I've just been through this exercise in implementing a memory manager for a Smalltalk VM. I use sbrk(0) to find out the first address at which I can map the first segment, and then use mmap and an increment of 1Mb to search for room for subsequent segments:

static long          pageSize = 0;
static unsigned long pageMask = 0;

#define roundDownToPage(v) ((v)&pageMask)
#define roundUpToPage(v) (((v)+pageSize-1)&pageMask)

void *
sqAllocateMemory(usqInt minHeapSize, usqInt desiredHeapSize)
{
    char *hint, *address, *alloc;
    unsigned long alignment, allocBytes;

    if (pageSize) {
        fprintf(stderr, "sqAllocateMemory: already called\n");
        exit(1);
    }
    pageSize = getpagesize();
    pageMask = ~(pageSize - 1);

    hint = sbrk(0); /* the first unmapped address above existing data */

    alignment = max(pageSize,1024*1024);
    address = (char *)(((usqInt)hint + alignment - 1) & ~(alignment - 1));

    alloc = sqAllocateMemorySegmentOfSizeAboveAllocatedSizeInto
                (roundUpToPage(desiredHeapSize), address, &allocBytes);
    if (!alloc) {
        fprintf(stderr, "sqAllocateMemory: initial alloc failed!\n");
        exit(errno);
    }
    return (usqInt)alloc;
}

/* Allocate a region of memory of at least size bytes, at or above minAddress.
 *  If the attempt fails, answer null.  If the attempt succeeds, answer the
 * start of the region and assign its size through allocatedSizePointer.
 */
void *
sqAllocateMemorySegmentOfSizeAboveAllocatedSizeInto(sqInt size, void *minAddress, sqInt *allocatedSizePointer)
{
    char *address, *alloc;
    long bytes, delta;

    address = (char *)roundUpToPage((unsigned long)minAddress);
    bytes = roundUpToPage(size);
    delta = max(pageSize,1024*1024);

    while ((unsigned long)(address + bytes) > (unsigned long)address) {
        alloc = mmap(address, bytes, PROT_READ | PROT_WRITE,
                     MAP_ANON | MAP_PRIVATE, -1, 0);
        if (alloc == MAP_FAILED) {
            perror("sqAllocateMemorySegmentOfSizeAboveAllocatedSizeInto mmap");
            return 0;
        }
        /* is the mapping both at or above address and not too far above address? */
        if (alloc >= address && alloc <= address + delta) {
            *allocatedSizePointer = bytes;
            return alloc;
        }
        /* mmap answered a mapping well away from where Spur prefers.  Discard
         * the mapping and try again delta higher.
         */
        if (munmap(alloc, bytes) != 0)
            perror("sqAllocateMemorySegment... munmap");
        address += delta;
    }
    return 0;
}

This appears to work well, allocating memory at ascending addresses while skipping over any existing mappings.

HTH

Answer 3

It seems that posix_mem_offset() is what I was looking for.

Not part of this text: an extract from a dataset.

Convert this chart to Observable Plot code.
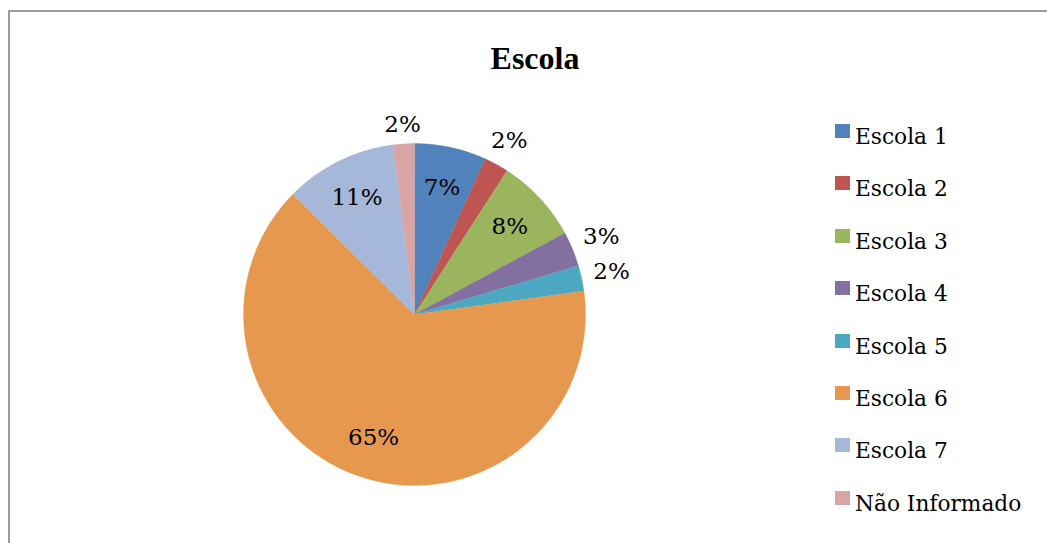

Not only it tells you if an address is mapped but also, in case it happens to be mapped, it implicitly gives you the boundaries of the mapped area to which it belongs (by providing SIZE_MAX in the len argument).

So, before enforcing MAP_FIXED, I can use posix_mem_offset() to verify that the address I am using is not mapped yet.

I could use msync() or mincore() too (checking for an ENOMEM error tells you that an address is already mapped), but then I would be blinder (no information about the area where the address is mapped). Also, msync() has side effects which may have a performance impact and mincore() is BSD-only (not POSIX).

Answer 4

MAP_FIXED_NOREPLACE exists since 4.17 and seems to me that it is exactly what you are looking for: "If the requested range would collide with an existing mapping, then this call fails with the error EEXIST."

(4.17 was released ~2 years after you posted this question.)